18 Nisan 2013 Perşembe

İsrail'in bitmez terör endişesi


 

İsrail bu sağı solu belli olmaz. Kafasına koyduğunu yaparak gelmiş bugüne kadar.

Uluslararası toplumun tavrı bu ülkeye karşı mevcut şekliyle devam ettiği sürece, tavrını değiştirmeyecek gibi görünüyor.

Kendini hep tehdit altında hissediyor.

Yine son zamanlarda kendine yönelik tehditlerde artış olduğunu ifade ediyor.

Devletinin kuruluşunun 65. yıl dönümü kutlamalarına hazırlanırken, Filistin’den yeni ilhaklar peşinde.

Hiçbir uluslararası kural ve kanun tanımaz. Uluslararası toplum tarafından benimsenmiş bütün değerler sadece kendisine ait olduğu zehabına kapılmış.

Evrensel değerler ve insan hakları çerçevesinde ne varsa tek taraflı olarak onun menfaati ve istekleri doğrultusunda çalışmalıdır.

Bir başkasının bunlarda zerre kadar bir menfaati varsa, o zaman bu evrensel değerlerin önemi yok sayılır.

Çünkü onun gözünde kendisinin belirlediği hedef ve arzularının karşısında olabilecek menfi bir durum, ona en büyük ihanet, en büyük haksızlıktır. Kendinsin başkalarının topraklarını işgal etmesi, terörü önlemek içindir; başkalarını öldürmesi terörü önlemek içindir! İsrail devleti her ne yaparsa yapsın dünya kamuoyu onu makul karşılamak zorundadır; normal karşılamak zorundadır. Çünkü yapılanlar İsrail devleti tarafından yapılmıştır. Bunun hiçbir mahzurlu tarafı yoktur. Arkasındaki medya desteği, uluslararası toplum desteği İsrail’in yaptıklarını hep desteklemiş, makul görmüştür de ondan.

İsrail şimdi Batı Şeria’yı ilhak etmeye hazırlanıyor, uzun yıllardır Filistin’in bu topraklarını işgal etmiş olması, kendisi için haklı bir gerekçe olarak görüyor. Şecaat arz ederken merdi kıpti sirkatin söyler anlayışı ile hem işgal eder, hem de ilhak.

1967 yılında Golan Tepelerini işgal eden İsrail daha sonra burayı kendi topraklarına ilhak etmiş, iş bu kadar kolay, önce işgal sonra ilhak. Bunu İsrail yapıyorsa bunda bir yanlış, bir sakınca yoktur, anlayışı var.

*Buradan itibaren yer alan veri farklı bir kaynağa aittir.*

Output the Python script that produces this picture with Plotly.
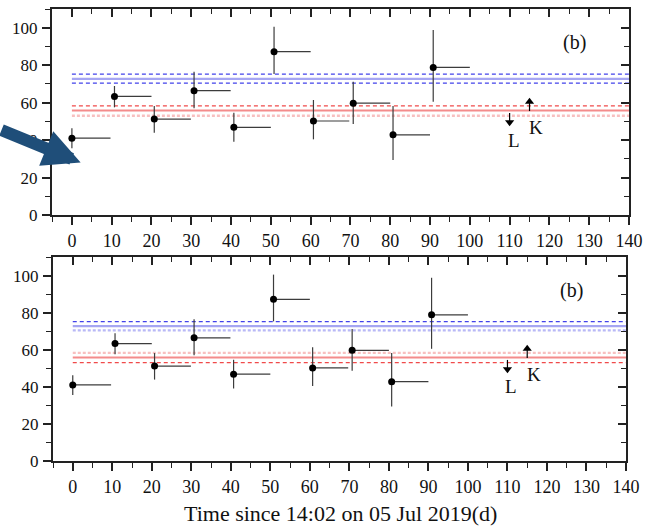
import numpy as np
import plotly.graph_objects as go

# --- measurements (days since 14:02 on 05 Jul 2019) ---
t_start = [0.0, 10.7, 20.7, 30.7, 40.7, 50.8, 60.7, 70.7, 80.7, 90.8]
t_end = [9.7, 20.0, 29.9, 39.9, 50.0, 60.0, 69.7, 80.0, 90.0, 100.0]
value = [41.0, 63.3, 51.2, 66.4, 46.8, 87.2, 50.2, 59.7, 42.8, 78.8]
value_hi = [46.3, 68.9, 58.2, 76.5, 54.6, 100.5, 61.4, 71.2, 58.2, 98.8]
value_lo = [35.6, 57.5, 43.9, 57.0, 39.1, 75.3, 40.4, 48.6, 29.4, 60.5]

# limits: L is an upper limit, K a lower limit
limit_names = ["L", "K"]
limit_t = [110.0, 115.0]
limit_value = [49.5, 60.5]
limit_stem_from = [54.5, 55.5]
limit_dir = ["down", "up"]

# reference levels (mean and band edges)
blue_level = [75.2, 72.7, 70.4]   # upper, mean, lower
red_level = [58.3, 55.8, 53.0]    # upper, mean, lower
level_t = [0, 140]

x_ticks = list(range(0, 141, 10))
y_ticks = list(range(0, 101, 20))

FONT = "Liberation Serif"
BAR = "#3c3c3c"

# line styles for each panel: (color, width, dash)
DB = ("#4242ea", 1.3, "4px,3px")      # dark blue dashed
LB = ("#a6a6f2", 2.2, "solid")        # light blue solid
LBd = ("#b9b9f6", 2.2, "3px,2px")     # light blue dotted
RD = ("#f04a4a", 1.3, "4px,3px")      # red dashed
LR = ("#f48c8c", 2.2, "solid")        # light red solid
PD = ("#f8c0c0", 2.4, "3px,2px")      # pale pink dotted

panel_styles = [
    {"blue": [DB, LB, DB], "red": [RD, LR, PD]},
    {"blue": [DB, LB, LBd], "red": [PD, LR, RD]},
]

t_start_a = np.array(t_start)
v = np.array(value)
err_up = np.array(value_hi) - v
err_dn = v - np.array(value_lo)
err_right = np.array(t_end) - t_start_a

fig = go.Figure()

axes = [("x", "y"), ("x2", "y2")]
for p, (xa, ya) in enumerate(axes):
    st = panel_styles[p]
    for lv, style in zip(blue_level, st["blue"]):
        fig.add_trace(go.Scatter(x=level_t, y=[lv, lv], mode="lines", xaxis=xa, yaxis=ya,
                                 line=dict(color=style[0], width=style[1], dash=style[2]),
                                 showlegend=False, hoverinfo="skip"))
    for lv, style in zip(red_level, st["red"]):
        fig.add_trace(go.Scatter(x=level_t, y=[lv, lv], mode="lines", xaxis=xa, yaxis=ya,
                                 line=dict(color=style[0], width=style[1], dash=style[2]),
                                 showlegend=False, hoverinfo="skip"))
    fig.add_trace(go.Scatter(
        x=t_start, y=value, mode="markers", xaxis=xa, yaxis=ya,
        marker=dict(color="black", size=7),
        error_y=dict(type="data", symmetric=False, array=err_up, arrayminus=err_dn,
                     color=BAR, thickness=1.2, width=0),
        error_x=dict(type="data", symmetric=False, array=err_right,
                     arrayminus=np.zeros(len(t_start)), color=BAR, thickness=1.2, width=0),
        showlegend=False))
    for name, lt, lval, lfrom, d in zip(limit_names, limit_t, limit_value, limit_stem_from, limit_dir):
        fig.add_trace(go.Scatter(x=[lt, lt], y=[lfrom, lval], mode="lines", xaxis=xa, yaxis=ya,
                                 line=dict(color="black", width=1.2), showlegend=False))
        fig.add_trace(go.Scatter(x=[lt], y=[lval], mode="markers", xaxis=xa, yaxis=ya,
                                 marker=dict(symbol="triangle-" + d, size=8, color="black"),
                                 showlegend=False))
    # empty traces to activate the mirrored tick axes
    fig.add_trace(go.Scatter(x=[None], y=[None], xaxis="x%d" % (3 + 2 * p),
                             yaxis="y%d" % (3 + 2 * p), showlegend=False))

top_dom = [1 - 215 / 527, 1 - 9 / 527]
bot_dom = [1 - 461 / 527, 1 - 257 / 527]
xdom_top = [52 / 646, 629 / 646]
xdom_bot = [53 / 646, 626 / 646]
xr = [-5, 140]
yr = [0, 110]

tickfont = dict(family=FONT, size=18, color="#111")
ytickfont = dict(family=FONT, size=17, color="#111")

common = dict(tickwidth=1.5, tickcolor="#222", showline=True, linewidth=2, linecolor="#222",
              showgrid=False, zeroline=False, automargin=False, tickmode="array", ticklen=8)


def main_x(dom, anchor):
    return dict(domain=dom, anchor=anchor, range=xr, tickvals=x_ticks, ticks="outside",
                minor=dict(dtick=5, tick0=0, ticks="outside", ticklen=5, tickwidth=1.3, tickcolor="#222"),
                tickfont=tickfont, ticklabelstandoff=0, **common)


def main_y(dom, anchor):
    return dict(domain=dom, anchor=anchor, range=yr, tickvals=y_ticks, ticks="outside",
                minor=dict(dtick=10, tick0=0, ticks="outside", ticklen=5, tickwidth=1.3, tickcolor="#222"),
                tickfont=ytickfont, ticklabelstandoff=1, **common)


def mirror_x(over, anchor):
    return dict(overlaying=over, anchor=anchor, side="top", range=xr, tickvals=x_ticks,
                ticks="inside",
                minor=dict(dtick=5, tick0=0, ticks="inside", ticklen=5, tickwidth=1.3, tickcolor="#222"),
                showticklabels=False, **common)


def mirror_y(over, anchor):
    return dict(overlaying=over, anchor=anchor, side="right", range=yr, tickvals=y_ticks,
                ticks="inside",
                minor=dict(dtick=10, tick0=0, ticks="inside", ticklen=5, tickwidth=1.3, tickcolor="#222"),
                showticklabels=False, **common)


annotations = []
for xa, ya in axes:
    annotations.append(dict(x=126.3, y=92, xref=xa, yref=ya, text="(b)", showarrow=False,
                            font=dict(family=FONT, size=20, color="#111")))
    annotations.append(dict(x=111, y=40, xref=xa, yref=ya, text="L", showarrow=False,
                            font=dict(family=FONT, size=19, color="#111")))
    annotations.append(dict(x=116.6, y=46.8, xref=xa, yref=ya, text="K", showarrow=False,
                            font=dict(family=FONT, size=19, color="#111")))

annotations.append(dict(x=340 / 646, y=0, xref="paper", yref="paper", yanchor="bottom",
                        text="Time since 14:02 on 05 Jul 2019(d)", showarrow=False, borderpad=0,
                        font=dict(family=FONT, size=22, color="#111")))

# pointer arrow
annotations.append(dict(x=2.2, y=28.0, xref="x", yref="y", text="", showarrow=True,
                        ax=-84, ay=-33, arrowhead=2, arrowwidth=12, arrowsize=0.62,
                        arrowcolor="#1f4e79", standoff=0))

fig.update_layout(
    width=646, height=527, margin=dict(l=0, r=0, t=0, b=0, autoexpand=False),
    paper_bgcolor="white", plot_bgcolor="white",
    xaxis=main_x(xdom_top, "y"), yaxis=main_y(top_dom, "x"),
    xaxis2=main_x(xdom_bot, "y2"), yaxis2=main_y(bot_dom, "x2"),
    xaxis3=mirror_x("x", "y"), yaxis3=mirror_y("y", "x"),
    xaxis5=mirror_x("x2", "y2"), yaxis5=mirror_y("y2", "x2"),
    annotations=annotations,
)

fig.write_html("out.html")
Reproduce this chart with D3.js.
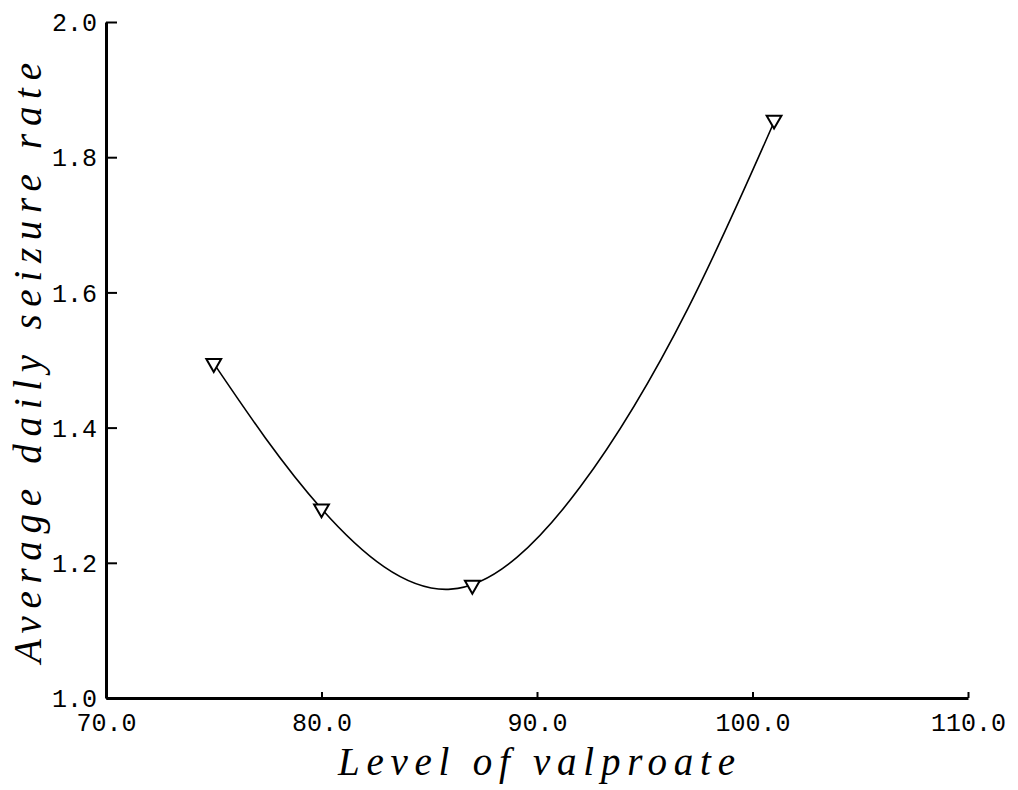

Kendine ait binlerce yıl öncesine ait bir iz varsa hiçbir güç onu bildiğini yapmaktan alıkoyamaz. Yeter ki bu hususta kararını vermiş olsun.

Tek ve şaşmaz hedefi ‘vaat edilmiş toprakları’ eline geçirmek için her türlü yola başvurmak...

Şimdi BBC’ye yaptığı açıklamada, İsrail başbakanı şöyle diyor; Eğer Suriye’de yanlış grupların eline silah geçerse, bunu önleme hakkına sahip olduğunu söylüyor. Eğer Suriye’deki muhalif grupların eline uçaksavar ve kimyasal silah olursa bölgede oyun değiştirici olacağını söylüyor.

Uluslararası topluma Esat’la savaşan muhaliflere silah yardımı yapılması için artan bir çağrının olduğu, “fakat İslamcı militanların bunları kullanıyor olması, işi daha ileriye götürmelerine sebep olacaktır,” yorumunu yapıyor.

Anlaşılan İsrail uluslararası toplumun da vurdumduymazlığı ile Suriye’de süren kargaşa ortamı ve insanlık dışı durumun devamından yana görünüyor.

İsrail’in ister istemez ima ettiği bir başka husus ise devletinin kuruluşundan bugüne kadar yaptıklarının yanlış olduğunun farkında olması ve bunun bir gün kendisine döneceğini, bu nedenle her fırsatta kendisinin terörist tehlike altında olduğunu dünyaya duyurma gayreti içinde bulunuyor. Bu hezeyanları içine düştüğü yanlışlıklardan ileri geliyor.

Yanlışlıklarını, suçluluk psikolojisini ancak bu şekilde tepiklerle kapatmaya çalışıyor. İsrail bu psikozdan ancak doğruları görüp kabul etmesiyle kurtulabilir. O zaman kendisini daha güvenli hissedecek, lüzumsuz korkulardan kurtulacaktır.